No novo estudo, o grupo de Yu estudou o reservatório viral em controladores de elite, usando técnicas avançadas de sequenciamento genético para mapear com precisão onde o RNA viral fica “escondido” — e aí veio a descoberta. De acordo com a equipe, em quem tem esse “superpoder”, o genoma do microrganismo fica alojado nos chamados “desertos de genes”.

O nosso DNA é composto por milhares de genes, mas boa parte dele está desativada e, até onde se sabe, não serve para muita coisa. Enquanto na maioria das pessoas os fragmentos de HIV se “escondem” nos genes ativos, nos controladores de elite o microrganismo fica alojado nessa parte inativa. Resultado? O vírus fica bloqueado, ou seja, não consegue se replicar.

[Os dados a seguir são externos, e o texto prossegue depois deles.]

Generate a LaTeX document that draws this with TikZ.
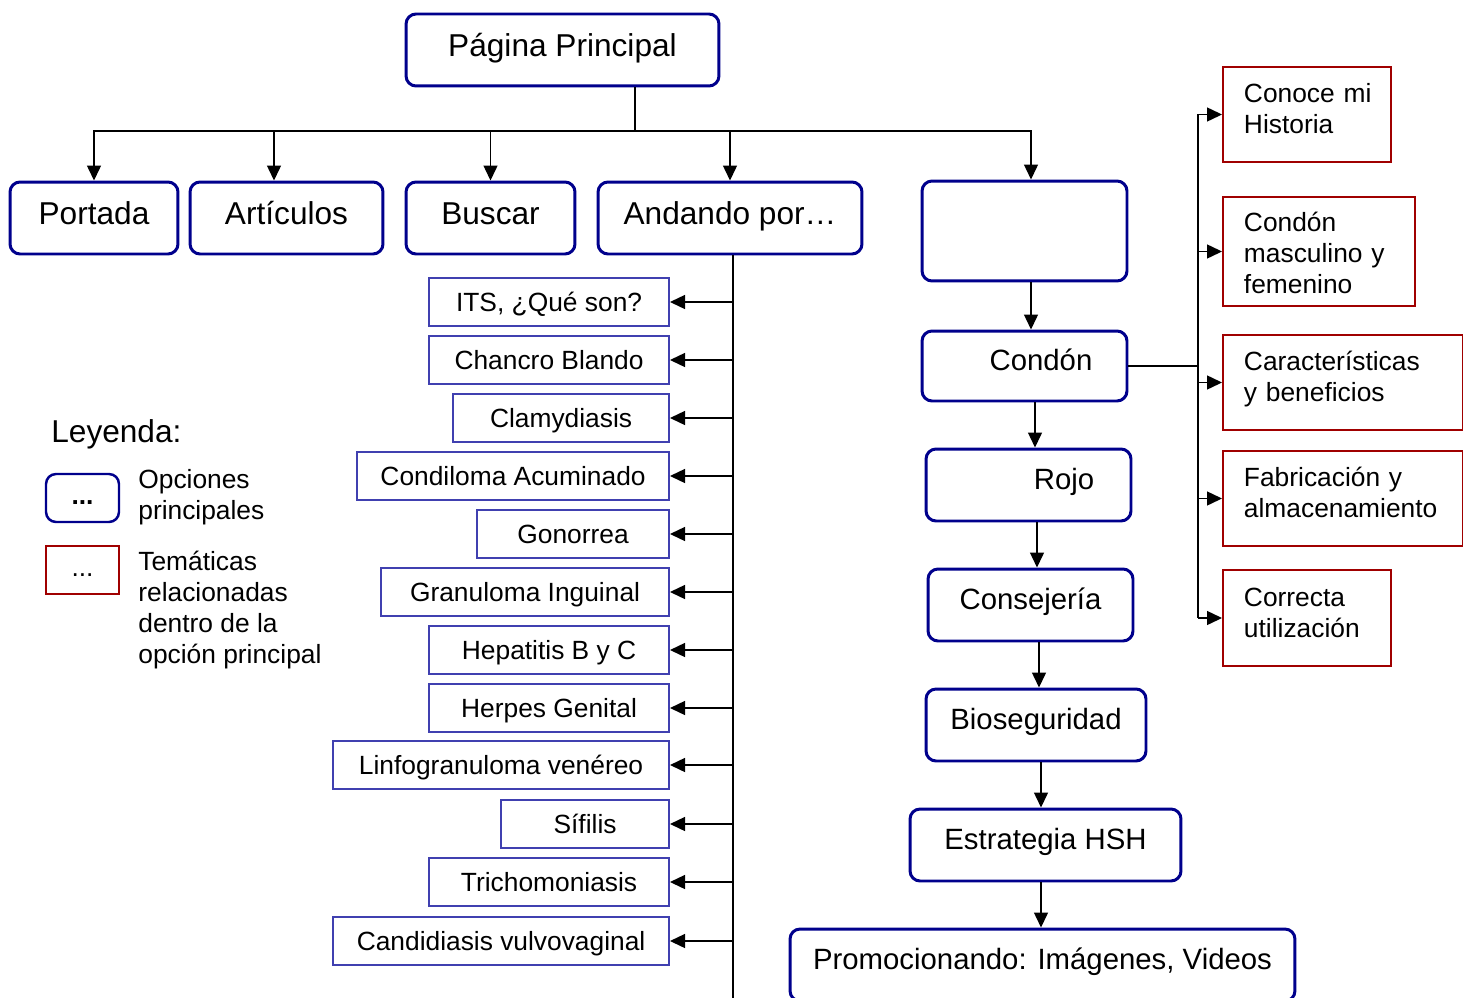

Nos controladores de elite, os reservatórios virais (vermelho) ficam em desertos de genes (brancos), enquanto nos outros firam em genes ativos (cinza) (Foto:  Ragon Institute of MGH, MIT and Harvard)
Nos controladores de elite, os reservatórios virais (vermelho) ficam em desertos de genes (brancos), enquanto nos outros firam em genes ativos (cinza) (Foto: Ragon Institute of MGH, MIT and Harvard)

“Esse posicionamento de genomas virais em controladores de elite é altamente atípico, pois na grande maioria das pessoas que vivem com HIV-1, o HIV está localizado nos genes humanos ativos, onde os vírus podem ser facilmente produzidos”, disse Yu, em comunicado.

Quando os autores coletaram células de controladores de elite e as infectaram com HIV em laboratório, eles encontraram o vírus integrado a sítios ativos nos genomas celulares, não nos desertos de genes. Logo, isso sugere que o “superpoder” é resultado da resposta de células T supressoras, que eliminam o RNA viral das regiões ativas.

Um caso especial

Entre os voluntários do estudo, um caso chama atenção: o de Loreen Willenberg, diagnosticada com HIV positivo em 1992. Segundo a revista Science, ela nunca fez uso de antirretrovirais e se manteve saudável até hoje. Na pesquisa, foi a que apresentou os níveis mais baixos de genes intactos do HIV e, mesmo assim, eles demonstraram ser incapazes de gerar a replicação viral.

Willenberg tem seus níveis sanguíneos de HIV monitorados há 24 anos e apenas uma vez apresentou replicação viral detectável, quando teve uma gripe. “Se houvesse uma forma de esse estado único de controle natural da infecção ser compreendido e então traduzido para indivíduos que não controlam espontaneamente o HIV, é o que eu faria”, disse a mulher à Science.

Novos caminhos

Como explicou Yu, se os pesquisadores forem capazes de identificar quais reservatórios virais podem realizar cópias do vírus uma vez que o uso de ARVs é interrompido, isso pode ajudar na criação de tratamentos mais eficazes. Será possível ativar o tipo de imunidade de células T que está presente em controladores de elite, alcançando uma cura funcional para a infecção.

“O que acontece com esses indivíduos pode lançar luz sobre a cura do HIV-1”, explicou Keith Hoots, diretor dos Institutos Nacionais de Saúde (EUA). “E também nos ajudar a entender como uma pessoa com HIV pode controlar o vírus e evitar comorbidades associadas a ele.”